3-1. Chaman comme centre organisateur de la mise en scène rituelle

Pour rendre compte du système de pensée chamanique, il nous semble nécessaire de savoir mesurer le rôle de pivot structural que le chaman joue dans un événement chamanique. En effet, il est l’expert de techniques de transe indispensables à la mise en place de la séance chamanique. Il le fait grâce à son savoir qui rend possibles des actes magico-rituels qui y sont mobilisés. Le chaman est reconnu pour l’avoir acquis en faisant l’objet du rite d’initiation. Ce dernier consiste à lui conférer en public le statut de médium devant la confrérie de chamans. Le rite initiatique présuppose en Chamanisme un phénomène pathogène qu’on appelle « maladie chamanique ». Avant qu’il soit consacré dans sa fonction sacerdotale, le chaman-néophyte est censé souffrir de troubles psycho-somatiques dans une période plus ou moins prolongée. Ce n’est pas un dysfonctionnement organique curable par la médecine. Il s’agit d’expériences religieuses semblables à celle de la mort proche et qui passent par le corps du chaman. A l’origine de la souffrance qui l’affecte, il y a, dit-on, un esprit qui l’a choisi. De manière générale, ce n’est pas le libre arbitre du chaman qui est la cause de son mode d’être. Mais la volonté de l’être spirituel se montre en jetant son dévolu sur lui. La preuve en est qu’il tombe malade. Pour ce qui concerne la maladie en question, il s’agit donc d’un symptôme dont le plan du contenu renvoie à la décision divine. Sur son plan d’expression, l’enveloppe corporelle du chaman qui fait l’objet d’épreuves de la maladie divine. Son corps qui est le lieu de manifestation divine se voit imaginairement déchiqueté en morceaux, dévoré par l’esprit qui le possède avant d’être restitué. L’expérience qu’il fait de l’incorporation et de la réorganisation corporelle est donc considérée pour la culture concernée comme un signe-marque qui annonce l’avènement du renouveau spirituel de celui qui en souffre. L’affection maladive ira en s’intensifiant tant que le souffrant renoncera à sa vocation, c’est-à-dire qu’il ne reconnaîtra pas volontairement ou par ignorance la fonction sémiotique du langage divin qui se manifeste ainsi dans le corps du chaman-néophyte. Il faut qu’il interprète comme telle pour que l’ « élu » s’en sorte renouvelé dans ses modes d’être au monde. L’apparition d’un signe symptomatique et sa reconnaissance sont donc nécessaires à ce que le chaman-souffrant renaisse en homme sacré à travers le rite d’initiation.

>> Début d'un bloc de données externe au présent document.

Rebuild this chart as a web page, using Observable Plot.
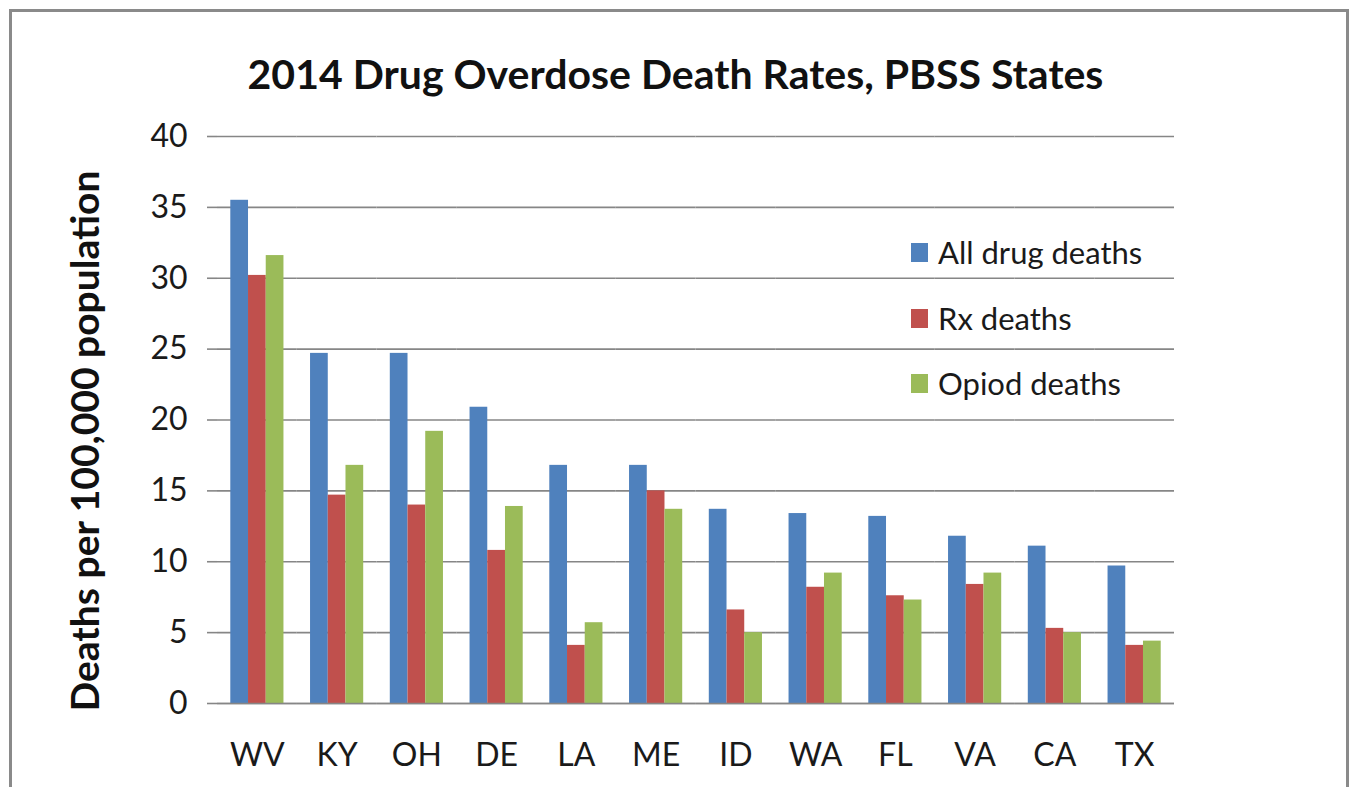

A partir de la description d’ordre ethnologique qui vient d’être faite de la personnalité du chaman, on essayera de montrer le Chamanisme en général en faisant appel à la grammaire narrative. Le rite d’initiation chamanique correspondra au moment de l’épreuve qualifiante, acquisition de compétence dont le programme de base est mis en place par le Destinateur-esprit preneur. A l’issue de cet agir manipulateur sera soumise la configuration « passionnelle » du chaman. La charge modale /ne pas vouloir ne pas être/ trouve sa source dans le sentiment religieux qu’il a fait de la maladie chamanique. Et elle donne forme à l’imaginaire passionnel qu’il se figure à l’égard de l’univers d’esprits. Le « simulacre existentiel » du chaman qui est lié à sa modalisation passionnelle résulte donc du processus d’internalisation de ce qu’il a éprouvé lors de l’épreuve qualifiante de dimension pathogène. Le parcours modal, voire passionnel se dessine ainsi dans le corps du chaman qui en est le site. Du point de vue ethnographique, l’achèvement de ce parcours se traduit par le rite d’initiation qui en implique le transfert identitaire du profane au sacré. D’où une autre caractéristique ésotérique du Chamanisme. Le simulacre que le chaman se représente de l’univers spirituel se révèle donc préalable à l’investissement sacerdotal du chaman néophyte.

A la base de la logique de présupposition à rebours, il sera possible d’en déduire une suite d’actes qui rendrait compte du sentir religieux éprouvé par chaman dans son parcours de constitution modale :

performance extatique transformation initiatique passion pathogène.

C’est ainsi que nous proposons de saisir la teneur du rôle-pivot qu’il assume dans la mise en scène du langage rituel.